-- begin --

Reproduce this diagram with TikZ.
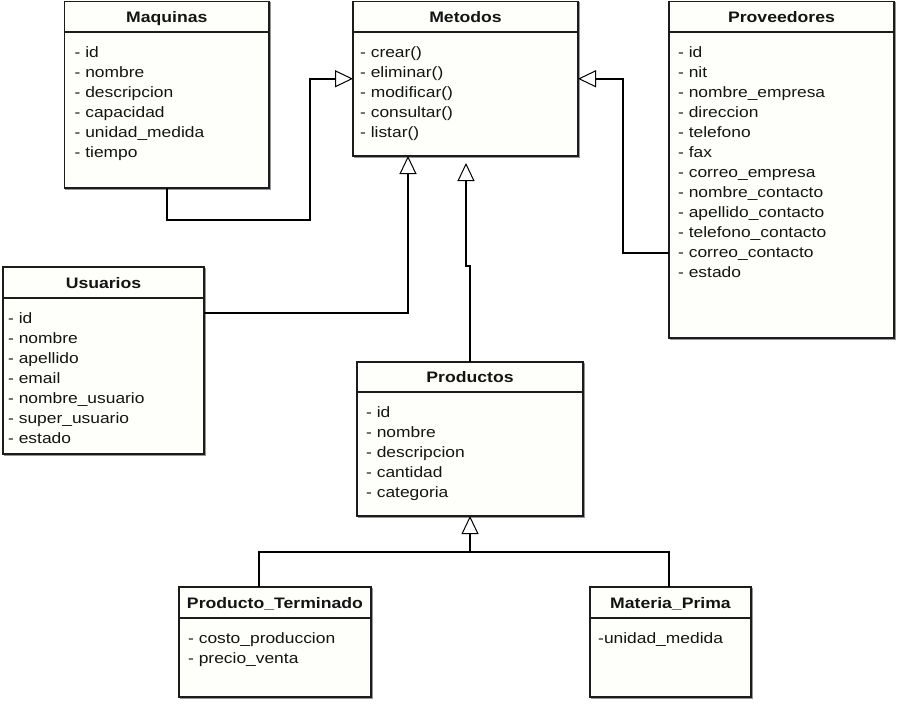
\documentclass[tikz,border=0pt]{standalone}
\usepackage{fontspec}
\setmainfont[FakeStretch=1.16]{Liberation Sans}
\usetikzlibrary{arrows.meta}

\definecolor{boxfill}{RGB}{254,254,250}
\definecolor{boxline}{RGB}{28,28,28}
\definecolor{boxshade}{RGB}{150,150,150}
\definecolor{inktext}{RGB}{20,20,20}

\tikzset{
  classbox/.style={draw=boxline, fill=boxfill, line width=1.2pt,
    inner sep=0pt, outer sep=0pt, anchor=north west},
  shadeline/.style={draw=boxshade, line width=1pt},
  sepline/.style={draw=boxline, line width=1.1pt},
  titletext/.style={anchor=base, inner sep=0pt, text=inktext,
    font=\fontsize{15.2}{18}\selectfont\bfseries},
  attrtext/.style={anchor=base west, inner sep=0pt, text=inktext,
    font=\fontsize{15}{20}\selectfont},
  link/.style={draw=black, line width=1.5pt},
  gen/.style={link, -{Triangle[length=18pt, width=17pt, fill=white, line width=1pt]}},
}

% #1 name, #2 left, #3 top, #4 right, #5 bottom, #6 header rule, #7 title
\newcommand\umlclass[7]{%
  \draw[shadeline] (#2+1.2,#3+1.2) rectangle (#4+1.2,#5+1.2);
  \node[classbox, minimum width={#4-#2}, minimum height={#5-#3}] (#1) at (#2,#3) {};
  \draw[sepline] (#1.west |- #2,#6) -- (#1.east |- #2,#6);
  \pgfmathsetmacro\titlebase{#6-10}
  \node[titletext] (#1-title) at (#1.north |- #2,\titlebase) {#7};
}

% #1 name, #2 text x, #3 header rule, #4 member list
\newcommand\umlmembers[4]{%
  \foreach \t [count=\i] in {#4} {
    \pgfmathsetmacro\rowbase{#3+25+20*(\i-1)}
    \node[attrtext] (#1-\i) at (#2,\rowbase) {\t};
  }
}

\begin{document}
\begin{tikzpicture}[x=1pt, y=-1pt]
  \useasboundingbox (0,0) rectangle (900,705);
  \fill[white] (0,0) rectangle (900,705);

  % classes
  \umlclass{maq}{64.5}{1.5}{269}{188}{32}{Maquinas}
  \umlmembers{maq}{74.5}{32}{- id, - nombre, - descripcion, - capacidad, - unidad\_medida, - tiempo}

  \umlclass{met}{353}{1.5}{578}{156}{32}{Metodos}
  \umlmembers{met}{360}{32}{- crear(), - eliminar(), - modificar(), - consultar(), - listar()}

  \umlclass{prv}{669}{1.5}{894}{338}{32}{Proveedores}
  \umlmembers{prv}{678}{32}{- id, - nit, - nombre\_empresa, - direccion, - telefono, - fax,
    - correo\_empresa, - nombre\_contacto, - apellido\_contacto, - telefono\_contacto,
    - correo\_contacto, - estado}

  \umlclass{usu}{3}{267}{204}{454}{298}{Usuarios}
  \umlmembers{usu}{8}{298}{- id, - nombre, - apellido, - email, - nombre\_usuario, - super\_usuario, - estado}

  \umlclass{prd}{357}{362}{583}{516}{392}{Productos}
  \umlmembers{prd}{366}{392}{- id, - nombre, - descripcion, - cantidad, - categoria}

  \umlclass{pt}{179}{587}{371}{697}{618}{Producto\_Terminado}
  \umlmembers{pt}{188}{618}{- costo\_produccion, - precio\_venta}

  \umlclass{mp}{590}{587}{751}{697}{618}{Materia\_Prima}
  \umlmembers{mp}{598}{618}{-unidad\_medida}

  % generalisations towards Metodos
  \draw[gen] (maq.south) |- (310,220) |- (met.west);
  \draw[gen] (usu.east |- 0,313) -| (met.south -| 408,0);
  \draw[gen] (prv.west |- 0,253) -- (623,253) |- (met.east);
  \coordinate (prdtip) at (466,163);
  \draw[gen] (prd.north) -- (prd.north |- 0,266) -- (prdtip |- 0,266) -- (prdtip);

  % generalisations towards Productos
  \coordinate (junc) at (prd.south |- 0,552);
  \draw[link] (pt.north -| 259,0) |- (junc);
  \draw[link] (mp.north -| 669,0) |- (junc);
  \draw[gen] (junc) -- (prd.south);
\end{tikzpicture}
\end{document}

-- end --

-- Given instruction --
Please transcribe the material above exactly as written. Leave the pictures out.

-- Solution to this task --
Reproduce this diagram with TikZ.
\documentclass[tikz,border=0pt]{standalone}
\usepackage{fontspec}
\setmainfont[FakeStretch=1.16]{Liberation Sans}
\usetikzlibrary{arrows.meta}

\definecolor{boxfill}{RGB}{254,254,250}
\definecolor{boxline}{RGB}{28,28,28}
\definecolor{boxshade}{RGB}{150,150,150}
\definecolor{inktext}{RGB}{20,20,20}

\tikzset{
  classbox/.style={draw=boxline, fill=boxfill, line width=1.2pt,
    inner sep=0pt, outer sep=0pt, anchor=north west},
  shadeline/.style={draw=boxshade, line width=1pt},
  sepline/.style={draw=boxline, line width=1.1pt},
  titletext/.style={anchor=base, inner sep=0pt, text=inktext,
    font=\fontsize{15.2}{18}\selectfont\bfseries},
  attrtext/.style={anchor=base west, inner sep=0pt, text=inktext,
    font=\fontsize{15}{20}\selectfont},
  link/.style={draw=black, line width=1.5pt},
  gen/.style={link, -{Triangle[length=18pt, width=17pt, fill=white, line width=1pt]}},
}

% #1 name, #2 left, #3 top, #4 right, #5 bottom, #6 header rule, #7 title
\newcommand\umlclass[7]{%
  \draw[shadeline] (#2+1.2,#3+1.2) rectangle (#4+1.2,#5+1.2);
  \node[classbox, minimum width={#4-#2}, minimum height={#5-#3}] (#1) at (#2,#3) {};
  \draw[sepline] (#1.west |- #2,#6) -- (#1.east |- #2,#6);
  \pgfmathsetmacro\titlebase{#6-10}
  \node[titletext] (#1-title) at (#1.north |- #2,\titlebase) {#7};
}

% #1 name, #2 text x, #3 header rule, #4 member list
\newcommand\umlmembers[4]{%
  \foreach \t [count=\i] in {#4} {
    \pgfmathsetmacro\rowbase{#3+25+20*(\i-1)}
    \node[attrtext] (#1-\i) at (#2,\rowbase) {\t};
  }
}

\begin{document}
\begin{tikzpicture}[x=1pt, y=-1pt]
  \useasboundingbox (0,0) rectangle (900,705);
  \fill[white] (0,0) rectangle (900,705);

  % classes
  \umlclass{maq}{64.5}{1.5}{269}{188}{32}{Maquinas}
  \umlmembers{maq}{74.5}{32}{- id, - nombre, - descripcion, - capacidad, - unidad\_medida, - tiempo}

  \umlclass{met}{353}{1.5}{578}{156}{32}{Metodos}
  \umlmembers{met}{360}{32}{- crear(), - eliminar(), - modificar(), - consultar(), - listar()}

  \umlclass{prv}{669}{1.5}{894}{338}{32}{Proveedores}
  \umlmembers{prv}{678}{32}{- id, - nit, - nombre\_empresa, - direccion, - telefono, - fax,
    - correo\_empresa, - nombre\_contacto, - apellido\_contacto, - telefono\_contacto,
    - correo\_contacto, - estado}

  \umlclass{usu}{3}{267}{204}{454}{298}{Usuarios}
  \umlmembers{usu}{8}{298}{- id, - nombre, - apellido, - email, - nombre\_usuario, - super\_usuario, - estado}

  \umlclass{prd}{357}{362}{583}{516}{392}{Productos}
  \umlmembers{prd}{366}{392}{- id, - nombre, - descripcion, - cantidad, - categoria}

  \umlclass{pt}{179}{587}{371}{697}{618}{Producto\_Terminado}
  \umlmembers{pt}{188}{618}{- costo\_produccion, - precio\_venta}

  \umlclass{mp}{590}{587}{751}{697}{618}{Materia\_Prima}
  \umlmembers{mp}{598}{618}{-unidad\_medida}

  % generalisations towards Metodos
  \draw[gen] (maq.south) |- (310,220) |- (met.west);
  \draw[gen] (usu.east |- 0,313) -| (met.south -| 408,0);
  \draw[gen] (prv.west |- 0,253) -- (623,253) |- (met.east);
  \coordinate (prdtip) at (466,163);
  \draw[gen] (prd.north) -- (prd.north |- 0,266) -- (prdtip |- 0,266) -- (prdtip);

  % generalisations towards Productos
  \coordinate (junc) at (prd.south |- 0,552);
  \draw[link] (pt.north -| 259,0) |- (junc);
  \draw[link] (mp.north -| 669,0) |- (junc);
  \draw[gen] (junc) -- (prd.south);
\end{tikzpicture}
\end{document}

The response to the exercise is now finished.